[Entries with chart source code]

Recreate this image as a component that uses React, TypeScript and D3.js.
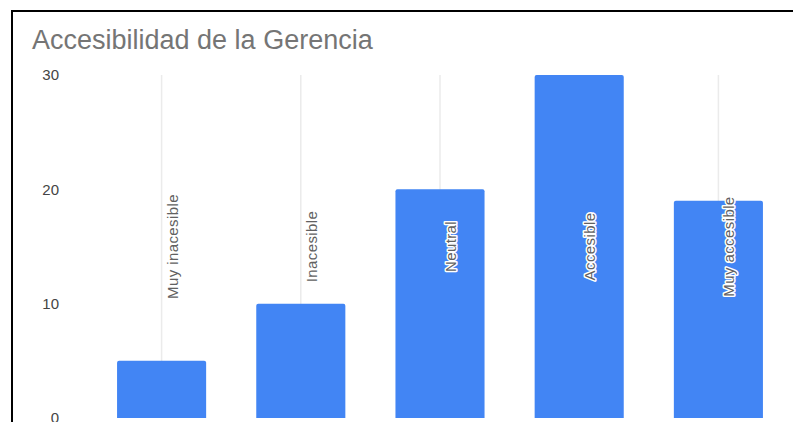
import React from "react";
import * as d3 from "d3";

const categories = ["Muy inacesible", "Inacesible", "Neutral", "Accesible", "Muy accesible"];
const values = [5, 10, 20, 30, 19];
const yTicks = [0, 10, 20, 30];
const title = "Accesibilidad de la Gerencia";

const W = 793;
const H = 422;

export default function App() {
  const x = d3
    .scaleBand<string>()
    .domain(categories)
    .range([92, 788])
    .paddingInner(0.36)
    .paddingOuter(0.18);
  const y = d3.scaleLinear().domain([0, 30]).range([418, 75]);
  const bw = x.bandwidth();
  const r = 2;
  const font = "'Liberation Sans', Arial, sans-serif";
  const midY = (y(0) + y(30)) / 2;

  return (
    <svg
      width={W}
      height={H}
      style={{ position: "absolute", left: 0, top: 0, background: "#fff" }}
      fontFamily={font}
    >
      <rect x={0} y={0} width={W} height={H} fill="#fff" />
      {/* title */}
      <text x={32} y={49} fontSize={27} fill="#757575">
        {title}
      </text>
      {/* vertical gridlines */}
      {categories.map((c) => {
        const cx = (x(c) as number) + bw / 2;
        return (
          <line key={"g" + c} x1={cx} x2={cx} y1={y(30)} y2={y(0)} stroke="#ebebeb" strokeWidth={1.5} />
        );
      })}
      {/* y tick labels */}
      {yTicks.map((t) => (
        <text key={"t" + t} x={59} y={y(t)} dy="0.35em" textAnchor="end" fontSize={15} fill="#444">
          {t}
        </text>
      ))}
      {/* bars */}
      {categories.map((c, i) => {
        const x0 = x(c) as number;
        const x1 = x0 + bw;
        const yt = y(values[i]);
        const yb = y(0);
        const d = `M${x0},${yb} V${yt + r} Q${x0},${yt} ${x0 + r},${yt} H${x1 - r} Q${x1},${yt} ${x1},${yt + r} V${yb} Z`;
        return <path key={"b" + c} d={d} fill="#4285f4" />;
      })}
      {/* rotated labels */}
      {categories.map((c) => {
        const cx = (x(c) as number) + bw / 2 + 16;
        return (
          <text
            key={"l" + c}
            transform={`translate(${cx},${midY}) rotate(-90)`}
            textAnchor="middle"
            fontSize={15}
            letterSpacing={0.4}
            fill="#616161"
            stroke="#fff"
            strokeWidth={3}
            strokeLinejoin="round"
            paintOrder="stroke"
          >
            {c}
          </text>
        );
      })}
      {/* border */}
      <path d={`M12,${H} V11 H${W}`} fill="none" stroke="#000" strokeWidth={2} />
    </svg>
  );
}
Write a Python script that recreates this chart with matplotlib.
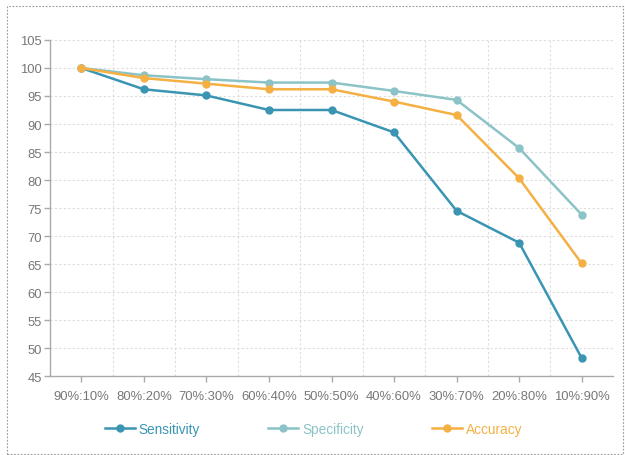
import matplotlib
matplotlib.use("Agg")
import matplotlib.pyplot as plt
from matplotlib.patches import Rectangle
from matplotlib.ticker import FixedLocator

plt.rcParams["font.family"] = ["Liberation Sans", "DejaVu Sans"]

categories = ["90%:10%", "80%:20%", "70%:30%", "60%:40%", "50%:50%",
              "40%:60%", "30%:70%", "20%:80%", "10%:90%"]
sensitivity = [100, 96.2, 95.1, 92.5, 92.5, 88.5, 74.5, 68.8, 48.2]
specificity = [100, 98.7, 98.0, 97.4, 97.4, 95.9, 94.3, 85.7, 73.8]
accuracy = [100, 98.2, 97.2, 96.2, 96.2, 94.0, 91.6, 80.3, 65.1]
y_ticks = list(range(45, 106, 5))

series = [
    ("Sensitivity", sensitivity, "#3a95b3"),
    ("Specificity", specificity, "#8cc3c7"),
    ("Accuracy", accuracy, "#f5b043"),
]

fig = plt.figure(figsize=(6.25, 4.56), dpi=100)
ax = fig.add_axes([0.08, 0.1732, 0.9008, 0.7369])

x = range(len(categories))
for name, values, color in series:
    ax.plot(x, values, color=color, lw=1.8, marker="o", ms=5,
            label=name, zorder=3)

ax.set_xlim(-0.5, len(categories) - 0.5)
ax.set_ylim(45, 105)
ax.set_yticks(y_ticks)
ax.set_xticks(list(x))
ax.set_xticklabels(categories)

# dotted grid: horizontal at each y tick, vertical between categories
grid_kw = dict(color="#dddddd", lw=0.8, linestyle=(0, (2, 2)), zorder=0)
for yv in y_ticks[1:]:
    ax.axhline(yv, **grid_kw)
for i in range(1, len(categories) + 1):
    ax.axvline(i - 0.5, **grid_kw)

for side in ("top", "right"):
    ax.spines[side].set_visible(False)
for side in ("left", "bottom"):
    ax.spines[side].set_color("#aaaaaa")
    ax.spines[side].set_linewidth(1.0)

ax.tick_params(axis="both", colors="#aaaaaa", labelcolor="#777777",
               labelsize=9.4, length=4, width=1.0)
ax.tick_params(axis="x", pad=6)
ax.tick_params(axis="y", pad=2)

leg = fig.legend(loc="center", bbox_to_anchor=(0.5016, 1 - 430 / 456),
                 ncol=3, frameon=False, fontsize=9.8, handlelength=2.2,
                 handletextpad=0.3, columnspacing=5.0)
for text, (_, _, color) in zip(leg.get_texts(), series):
    text.set_color(color)

# dotted frame around the whole figure
fig.patches.append(Rectangle((7 / 625, 1 / 456), 616 / 625, 448 / 456,
                             transform=fig.transFigure, fill=False,
                             edgecolor="#999999", lw=0.8,
                             linestyle=(0, (1.5, 1.5))))

fig.savefig("out.png", dpi=100)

→ **Set problem**
From the data above, copy out every line with the string "that" in it.

→ **The reply**
Recreate this image as a component that uses React, TypeScript and D3.js.
Write a Python script that recreates this chart with matplotlib.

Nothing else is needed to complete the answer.